**Directions for this task**
Starting at the first line of the listing below, repeat each line exactly until the line containing "rx, ry = 0.3, 0.07", which you include. Leave out pictures.

**Supplied information**
+++++

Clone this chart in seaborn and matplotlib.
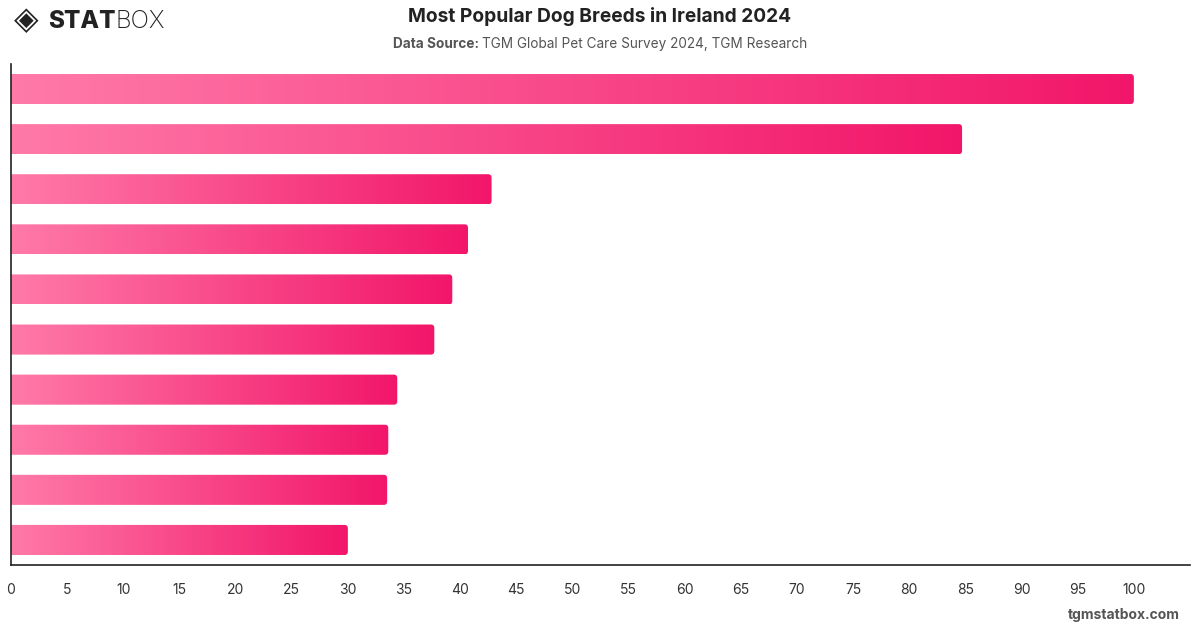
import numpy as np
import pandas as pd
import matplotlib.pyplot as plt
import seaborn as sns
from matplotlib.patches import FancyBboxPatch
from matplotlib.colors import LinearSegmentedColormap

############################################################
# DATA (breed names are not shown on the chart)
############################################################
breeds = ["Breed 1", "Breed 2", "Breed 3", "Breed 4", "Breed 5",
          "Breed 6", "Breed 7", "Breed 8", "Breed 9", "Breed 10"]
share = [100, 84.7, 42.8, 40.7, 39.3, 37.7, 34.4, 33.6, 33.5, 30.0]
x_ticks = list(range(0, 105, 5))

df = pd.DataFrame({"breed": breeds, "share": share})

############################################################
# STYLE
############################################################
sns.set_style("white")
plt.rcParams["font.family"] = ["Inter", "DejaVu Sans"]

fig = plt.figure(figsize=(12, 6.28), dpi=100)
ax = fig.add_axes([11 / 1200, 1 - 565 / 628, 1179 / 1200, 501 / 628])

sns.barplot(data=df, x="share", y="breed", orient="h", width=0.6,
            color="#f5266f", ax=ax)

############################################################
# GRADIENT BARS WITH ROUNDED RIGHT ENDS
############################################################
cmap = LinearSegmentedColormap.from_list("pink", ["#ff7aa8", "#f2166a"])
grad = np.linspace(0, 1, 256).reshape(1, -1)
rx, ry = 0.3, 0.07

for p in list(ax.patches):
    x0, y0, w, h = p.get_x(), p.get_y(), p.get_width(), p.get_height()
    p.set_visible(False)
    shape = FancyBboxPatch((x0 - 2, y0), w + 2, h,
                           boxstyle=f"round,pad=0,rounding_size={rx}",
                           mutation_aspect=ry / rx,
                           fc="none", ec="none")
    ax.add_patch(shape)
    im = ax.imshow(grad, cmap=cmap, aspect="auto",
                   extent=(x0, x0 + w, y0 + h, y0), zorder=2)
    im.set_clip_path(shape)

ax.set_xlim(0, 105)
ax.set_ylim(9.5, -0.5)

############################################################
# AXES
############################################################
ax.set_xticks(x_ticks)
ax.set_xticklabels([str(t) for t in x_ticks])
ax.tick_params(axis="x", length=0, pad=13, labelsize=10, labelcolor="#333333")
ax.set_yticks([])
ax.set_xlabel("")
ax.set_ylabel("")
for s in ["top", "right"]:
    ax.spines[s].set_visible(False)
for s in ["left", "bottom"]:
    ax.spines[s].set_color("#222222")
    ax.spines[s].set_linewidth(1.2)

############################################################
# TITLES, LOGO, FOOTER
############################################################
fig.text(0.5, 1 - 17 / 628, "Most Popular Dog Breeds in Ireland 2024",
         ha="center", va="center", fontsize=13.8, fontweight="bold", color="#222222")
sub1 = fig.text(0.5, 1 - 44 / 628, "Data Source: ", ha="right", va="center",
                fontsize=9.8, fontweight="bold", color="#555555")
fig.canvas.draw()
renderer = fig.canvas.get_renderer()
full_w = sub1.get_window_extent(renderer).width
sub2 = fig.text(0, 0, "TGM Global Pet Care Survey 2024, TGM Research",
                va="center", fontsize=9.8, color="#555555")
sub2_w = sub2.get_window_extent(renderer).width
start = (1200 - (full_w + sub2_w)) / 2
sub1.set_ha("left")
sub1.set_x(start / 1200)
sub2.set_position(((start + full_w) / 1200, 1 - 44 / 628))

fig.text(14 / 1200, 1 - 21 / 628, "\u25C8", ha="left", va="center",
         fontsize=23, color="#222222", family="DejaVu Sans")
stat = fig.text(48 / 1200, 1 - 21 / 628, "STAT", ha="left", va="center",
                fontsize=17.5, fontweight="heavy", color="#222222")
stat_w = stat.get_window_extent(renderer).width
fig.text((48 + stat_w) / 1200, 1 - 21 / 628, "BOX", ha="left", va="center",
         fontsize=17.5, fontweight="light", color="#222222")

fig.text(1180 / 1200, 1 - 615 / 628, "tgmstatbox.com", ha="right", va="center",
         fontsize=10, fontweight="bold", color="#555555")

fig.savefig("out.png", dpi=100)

+++++

**Answer for this exercise**
Clone this chart in seaborn and matplotlib.
import numpy as np
import pandas as pd
import matplotlib.pyplot as plt
import seaborn as sns
from matplotlib.patches import FancyBboxPatch
from matplotlib.colors import LinearSegmentedColormap

############################################################
# DATA (breed names are not shown on the chart)
############################################################
breeds = ["Breed 1", "Breed 2", "Breed 3", "Breed 4", "Breed 5",
          "Breed 6", "Breed 7", "Breed 8", "Breed 9", "Breed 10"]
share = [100, 84.7, 42.8, 40.7, 39.3, 37.7, 34.4, 33.6, 33.5, 30.0]
x_ticks = list(range(0, 105, 5))

df = pd.DataFrame({"breed": breeds, "share": share})

############################################################
# STYLE
############################################################
sns.set_style("white")
plt.rcParams["font.family"] = ["Inter", "DejaVu Sans"]

fig = plt.figure(figsize=(12, 6.28), dpi=100)
ax = fig.add_axes([11 / 1200, 1 - 565 / 628, 1179 / 1200, 501 / 628])

sns.barplot(data=df, x="share", y="breed", orient="h", width=0.6,
            color="#f5266f", ax=ax)

############################################################
# GRADIENT BARS WITH ROUNDED RIGHT ENDS
############################################################
cmap = LinearSegmentedColormap.from_list("pink", ["#ff7aa8", "#f2166a"])
grad = np.linspace(0, 1, 256).reshape(1, -1)
rx, ry = 0.3, 0.07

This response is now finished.